– Идите за мной, – проговорила она скорбно.

Поднялись на второй этаж.

Сразу отозвавшись на стук, Мария коротко спросила с порога:

– Тётя Варя?

Елизавета кивнула.

– Проходите, родненькие, проходите, – засуетилась соседка. – Детишки, бегом в комнату и давайте за стол. Мои как раз кушают. Сейчас вам тоже картошечки мятой положу.

Лиза свернула в кухню. Остановилась у окна. Взгляд сам собой устремился вдаль, в сторону Кобринского моста: за ним – русская православная церковь и кладбище.

– Ну вот, детей заняла. Теперь рассказывай, – послышалось за спиной.

Елизавета развернулась.

– Отошла мама тихо, – проговорила она еле слышно. – Просто перестала дышать. Вот и всё.

– Царствие небесное, – Мария перекрестилась. – Соболезную, Лиза. Искренне соболезную. Но-о-о… – замялась и договорила: – Думаю, Бог вовремя матушку твою прибрал. В городе поговаривают, что новые власти выгоняют советских с квартир. Не ровен час и до нас доберутся.

– Да, Маруся, так и есть. Меня сегодня Потапыч как раз об этом предупредил. Надо уходить, не то убьют. Похороним маму по-человечески и отправимся с детьми куда глаза глядят. Ты молодец, уже собралась – в прихожей узлы видела.

– Дело-то недолгое. Нищему собраться – только подпоясаться. От тебя же это и услышала, – по лицу Марии тенью скользнула печальная улыбка. – Мы тремя семьями на завтра настроились. Хотела вечером забежать попрощаться. А ты вот сама заглянула… Да, вот ещё что: зря мы, кажется, Потапыча в предатели записали. Если бы он правда перебежчиком стал, зачем бы ему нас выгораживать и предупреждать об арестах?

– Думаю, он с партизанами, – шепнула Елизавета. – Я это поняла, когда в середине июля наши с самолётов листовки разбрасывали с призывами к партизанской борьбе. Я бы сама в такой отряд пошла, если бы не дети.

– Ох, отважная ты, Лиза. У меня бы духу не хватило, – проговорила Мария, стыдливо опуская глаза, но вновь оживилась: – Знаешь, давай-ка я за священником схожу. И ещё девчат попрошу, чтобы помогли тело к погребению подготовить. Детей на ночь оставляй здесь, нечего им с покойницей за стенкой спать.

Разговор о Потапыче и партизанах немного отвлёк, но теперь Елизавета снова ощутила леденящий холод.

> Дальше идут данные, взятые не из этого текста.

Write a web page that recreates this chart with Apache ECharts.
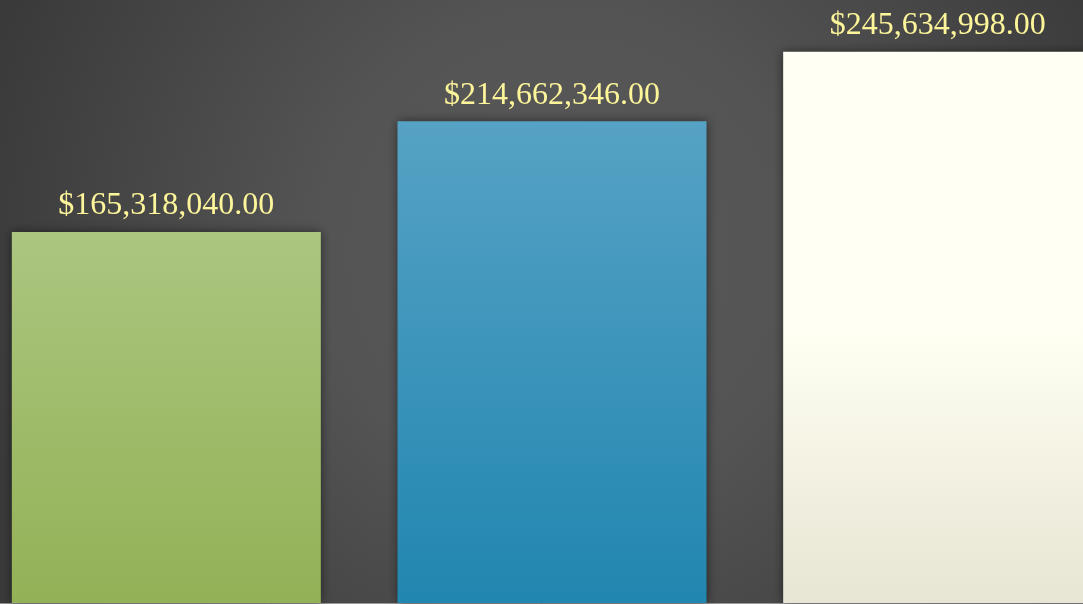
<!DOCTYPE html>
<html>
<head>
<meta charset="utf-8">
<script src="https://cdn.jsdelivr.net/npm/echarts@6/dist/echarts.min.js"></script>
<style>
  html, body { margin: 0; padding: 0; }
  #chart { width: 1083px; height: 604px; }
</style>
</head>
<body>
<div id="chart"></div>
<script>
var categories = ["A", "B", "C"];
var values = [165318040, 214662346, 245634998];

// top / bottom colours of each bar's gradient
var barTop = ["#abc67f", "#56a2c4", "#fffff3"];
var barBottom = ["#93b156", "#2186b0", "#e7e5d3"];

function money(v) {
  return "$" + v.toLocaleString("en-US", { minimumFractionDigits: 2, maximumFractionDigits: 2 });
}

var chart = echarts.init(document.getElementById("chart"));

var option = {
  backgroundColor: {
    type: "radial",
    x: 0.52, y: 0.42, r: 1.0,
    colorStops: [
      { offset: 0, color: "#595959" },
      { offset: 0.4, color: "#545454" },
      { offset: 1, color: "#3a3a3a" }
    ]
  },
  animation: false,
  grid: { left: -26.5, right: -47.5, top: -3, bottom: 1, outerBoundsMode: "none" },
  xAxis: {
    type: "category",
    data: categories,
    axisLine: { show: true, lineStyle: { color: "rgba(255,255,255,0.45)", width: 1 } },
    axisTick: { show: false },
    axisLabel: { show: false }
  },
  yAxis: {
    type: "value",
    min: 0,
    max: 270000000,
    show: false,
    splitLine: { show: false }
  },
  series: [{
    type: "bar",
    barWidth: 309,
    data: values.map(function (v, i) {
      return {
        value: v,
        itemStyle: {
          color: {
            type: "linear", x: 0, y: 0, x2: 0, y2: 1,
            colorStops: i === 2
              ? [{ offset: 0, color: barTop[i] }, { offset: 0.5, color: barTop[i] }, { offset: 1, color: barBottom[i] }]
              : [{ offset: 0, color: barTop[i] }, { offset: 1, color: barBottom[i] }]
          }
        }
      };
    }),
    itemStyle: {
      shadowBlur: 10,
      shadowColor: "rgba(0,0,0,0.5)"
    },
    label: {
      show: true,
      position: "top",
      distance: 10,
      color: "#fdf59a",
      fontFamily: "Liberation Serif",
      fontSize: 32,
      formatter: function (p) { return money(p.value); }
    }
  }]
};

chart.setOption(option);
</script>
</body>
</html>
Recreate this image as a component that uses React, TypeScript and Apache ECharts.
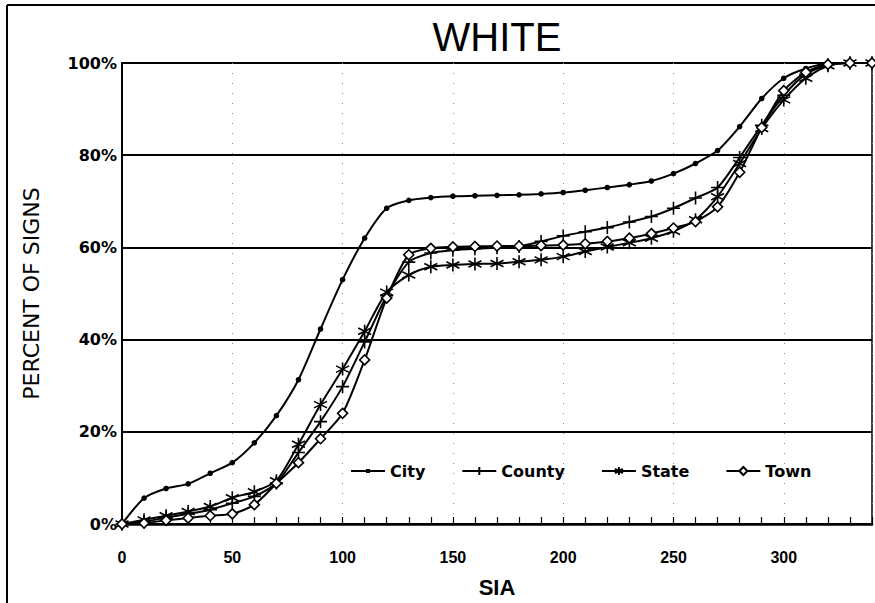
import React, { useEffect, useRef } from "react";
import * as echarts from "echarts";

const sia = [0, 10, 20, 30, 40, 50, 60, 70, 80, 90, 100, 110, 120, 130, 140, 150, 160, 170, 180, 190, 200, 210, 220, 230, 240, 250, 260, 270, 280, 290, 300, 310, 320, 330, 340];
const city = [0, 5.6, 7.7, 8.7, 11, 13.3, 17.6, 23.5, 31.3, 42.3, 53, 62, 68.5, 70.2, 70.8, 71.1, 71.2, 71.3, 71.4, 71.6, 71.9, 72.4, 73, 73.6, 74.4, 76, 78.2, 81, 86.2, 92.3, 96.7, 98.8, 99.9, 100, 100];
const county = [0, 0.5, 1.4, 2.2, 3.1, 4.5, 6, 8.9, 15.5, 22.2, 29.8, 39.5, 49.5, 56.8, 58.8, 59.4, 59.7, 59.9, 60.2, 61.3, 62.5, 63.4, 64.3, 65.5, 66.7, 68.5, 70.7, 73, 79.5, 86.5, 93, 97.6, 99.6, 100, 100];
const state = [0, 0.9, 1.8, 2.7, 3.8, 5.7, 7, 9.4, 17.3, 25.9, 33.6, 41.8, 50.3, 54, 55.8, 56.2, 56.4, 56.5, 56.9, 57.3, 58, 59.1, 60.1, 61, 62, 63.5, 66, 71, 78.2, 85.8, 92, 96.7, 99.4, 100, 100];
const town = [0, 0.2, 0.8, 1.3, 1.8, 2.2, 4.2, 8.8, 13.3, 18.5, 24, 35.6, 49, 58.4, 59.8, 60.1, 60.2, 60.3, 60.3, 60.4, 60.5, 60.8, 61.3, 62, 63, 64.2, 65.6, 68.8, 76.3, 86, 94, 98, 99.7, 100, 100];
const yTicks = [0, 20, 40, 60, 80, 100];

const FONT = "'Liberation Sans', Arial, sans-serif";
const WIDE = "'DejaVu Sans', Verdana, sans-serif";
const PLUS = "path://M5,0 L5,10 M0,5 L10,5";
const STAR = "path://M5,0 L5,10 M0.7,2.5 L9.3,7.5 M0.7,7.5 L9.3,2.5";
const CITY_ICON = "path://M0,4 L34,4 L34,6 L0,6 Z M15,3 L19,3 L19,7 L15,7 Z";

const pairs = (ys: number[]) => sia.map((x, i) => [x, ys[i]]);

export default function App() {
  const ref = useRef<HTMLDivElement>(null);
  useEffect(() => {
    if (!ref.current) return;
    const chart = echarts.init(ref.current, null, { renderer: "svg" });
    const base = (name: string, data: number[], symbol: string, size: number, fill: string) => ({
      name,
      type: "line",
      data: pairs(data),
      smooth: 0.25,
      symbol,
      symbolSize: size,
      showAllSymbol: true,
      lineStyle: { color: "#000", width: 2 },
      itemStyle: { color: fill, borderColor: "#000", borderWidth: 1.6 },
      emphasis: { disabled: true },
    });
    chart.setOption({
      animation: false,
      backgroundColor: "#fff",
      textStyle: { fontFamily: FONT, color: "#000" },
      title: {
        text: "WHITE",
        left: 492,
        top: 12,
        textAlign: "center",
        textStyle: { fontFamily: FONT, fontSize: 40, fontWeight: "normal", color: "#000" },
      },
      graphic: [
        { type: "line", shape: { x1: 7, y1: 5, x2: 875, y2: 5 }, style: { stroke: "#000", lineWidth: 2 } },
        { type: "line", shape: { x1: 7, y1: 5, x2: 7, y2: 603 }, style: { stroke: "#000", lineWidth: 2 } },
      ],
      legend: {
        left: 346,
        top: 458,
        itemGap: 36,
        itemWidth: 34,
        itemHeight: 10,
        textStyle: { fontFamily: WIDE, fontSize: 16, fontWeight: "bold", color: "#000" },
        data: [
          { name: "City", icon: CITY_ICON, itemStyle: { color: "#000", borderWidth: 0 } },
          "County",
          "State",
          "Town",
        ],
      },
      grid: {
        left: 122,
        top: 63,
        right: 3,
        bottom: 79,
        show: true,
        borderColor: "#000",
        borderWidth: 1.5,
        backgroundColor: "transparent",
      },
      xAxis: {
        type: "value",
        min: 0,
        max: 340,
        interval: 50,
        name: "SIA",
        nameLocation: "middle",
        nameGap: 52,
        nameTextStyle: { fontFamily: FONT, fontSize: 22, fontWeight: "bold", color: "#000" },
        axisLine: { lineStyle: { color: "#000", width: 2.5 } },
        axisTick: { inside: true, length: 7, lineStyle: { color: "#000", width: 1.2 } },
        minorTick: { show: true, splitNumber: 5, length: 7, lineStyle: { color: "#000", width: 1.2 } },
        axisLabel: {
          margin: 25,
          fontFamily: FONT,
          fontSize: 16,
          fontWeight: "bold",
          color: "#000",
          formatter: (v: number) => (v % 50 === 0 ? String(v) : ""),
        },
        splitLine: { show: true, lineStyle: { color: "#888", width: 1, type: [1, 9] } },
      },
      yAxis: {
        type: "value",
        min: 0,
        max: 100,
        interval: 20,
        name: "PERCENT OF SIGNS",
        nameLocation: "middle",
        nameRotate: 90,
        nameGap: 80,
        nameTextStyle: { fontFamily: WIDE, fontSize: 22, color: "#000" },
        axisLine: { show: true, lineStyle: { color: "#000", width: 2 } },
        axisTick: { show: false },
        axisLabel: {
          margin: 5,
          fontFamily: WIDE,
          fontSize: 16,
          fontWeight: "bold",
          color: "#000",
          customValues: yTicks,
          formatter: (v: number) => `${v}%`,
        },
        splitLine: { show: true, lineStyle: { color: "#000", width: 2.2 } },
      },
      series: [
        base("City", city, "circle", 4, "#000"),
        base("County", county, PLUS, 13, "none"),
        base("State", state, STAR, 13, "none"),
        base("Town", town, "diamond", 10, "#fff"),
      ],
    });
    return () => chart.dispose();
  }, []);
  return <div ref={ref} style={{ width: 875, height: 603, position: "absolute", left: 0, top: 0 }} />;
}
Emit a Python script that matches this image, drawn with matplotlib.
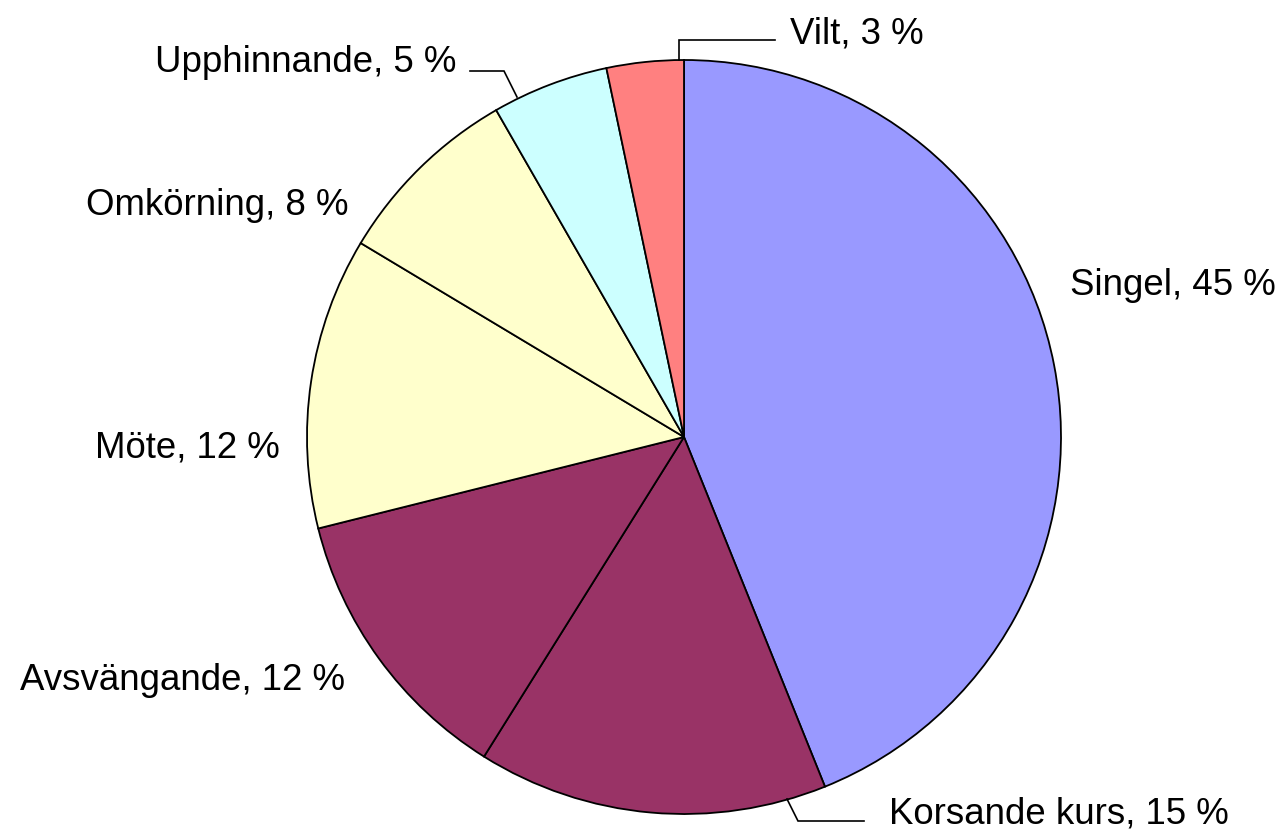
import matplotlib
matplotlib.use("Agg")
import matplotlib.pyplot as plt

# Olyckstyper, andel av dödade (slice sizes)
categories = ["Singel", "Korsande kurs", "Avsvängande", "Möte",
              "Omkörning", "Upphinnande", "Vilt"]
shares = [43.9, 15.0, 12.2, 12.5, 8.1, 5.0, 3.3]
label_pct = [45, 15, 12, 12, 8, 5, 3]
colors = ["#9999FF", "#993366", "#993366", "#FFFFCC",
          "#FFFFCC", "#CCFFFF", "#FF8080"]

W, H = 1282, 831
plt.rcParams["font.family"] = ["Liberation Sans", "DejaVu Sans"]

fig = plt.figure(figsize=(W / 100, H / 100), dpi=100)
ax = fig.add_axes([0, 0, 1, 1])

# work in pixel units, y measured from the top
cx, cy, r = 684, 437, 377
ax.pie(shares, colors=colors, startangle=90, counterclock=False,
       center=(cx, H - cy), radius=r,
       wedgeprops=dict(edgecolor="black", linewidth=1.3))
ax.set_xlim(0, W)
ax.set_ylim(0, H)
ax.set_aspect("equal")
ax.axis("off")

# label anchors (x, baseline y, alignment) in pixels
label_pos = [(1070, 295, "left"), (889, 823, "left"), (345, 690, "right"),
             (280, 457, "right"), (349, 215, "right"), (456, 72, "right"),
             (790, 43, "left")]
leaders = {
    "Vilt": [(679, 60), (679, 40), (775, 40)],
    "Upphinnande": [(517, 97), (504, 71), (470, 71)],
    "Korsande kurs": [(787, 799), (798, 821), (864, 821)],
}

for name, pct, (x, y, ha) in zip(categories, label_pct, label_pos):
    ax.text(x, H - y, f"{name}, {pct} %", ha=ha, va="baseline",
            fontsize=26.4, color="black")
    if name in leaders:
        pts = leaders[name]
        ax.plot([p[0] for p in pts], [H - p[1] for p in pts],
                color="black", linewidth=1.2, solid_joinstyle="miter")

fig.savefig("out.png", dpi=100)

– Спасибо, Маруся. Дай Бог выжить тебе и семье, – едва ворочая языком проговорила она и тенью поплыла к себе.

Лишь шагнула через порог, подступил приступ панического страха, смешанного с жалостью и к матери, ещё живой этим утром, и к себе. Навалившаяся тяжесть ослабила колени, вынудила сползти по стене. Тело задёргалось в рыданиях.

«Хорошо, что увела детей. Они не должны видеть меня слабой, – пронеслось в голове. – Никто не должен видеть меня слабой, потому что…»

Нервные судороги прекратились так же внезапно, как и начались. Елизавета медленно поднялась, выпрямилась во весь рост:

– Потому, что я сильная! – проговорила она вслух, чеканя каждое слово. – И эти силы ещё пригодятся. Раскисать жене комиссара не пристало. Надо детей сберечь.

Дверь приоткрылась от слабого стука. Елизавета не двинулась с места. Снаружи толкнули сильнее. На пороге возникли соседки с верхних этажей.

– Лизонька, Маша сказала, что тебе помощь нужна.

Вчетвером женщины с трудом дотащили отяжелевшее безжизненное тело до ванны. Обмыли. Вернув на постель, одели в погребальное.

В подъезде послышалась тяжёлая поступь. «Священник», – поняла Елизавета и поспешила встречать. Увидев на пороге отца Николая, она ахнула, благоговейно склонила голову для благословения, приложилась к протянутой руке.

Поднявшись, бросила благодарный взгляд в сторону Маруси за то, что привела именно этого батюшку – её духовника.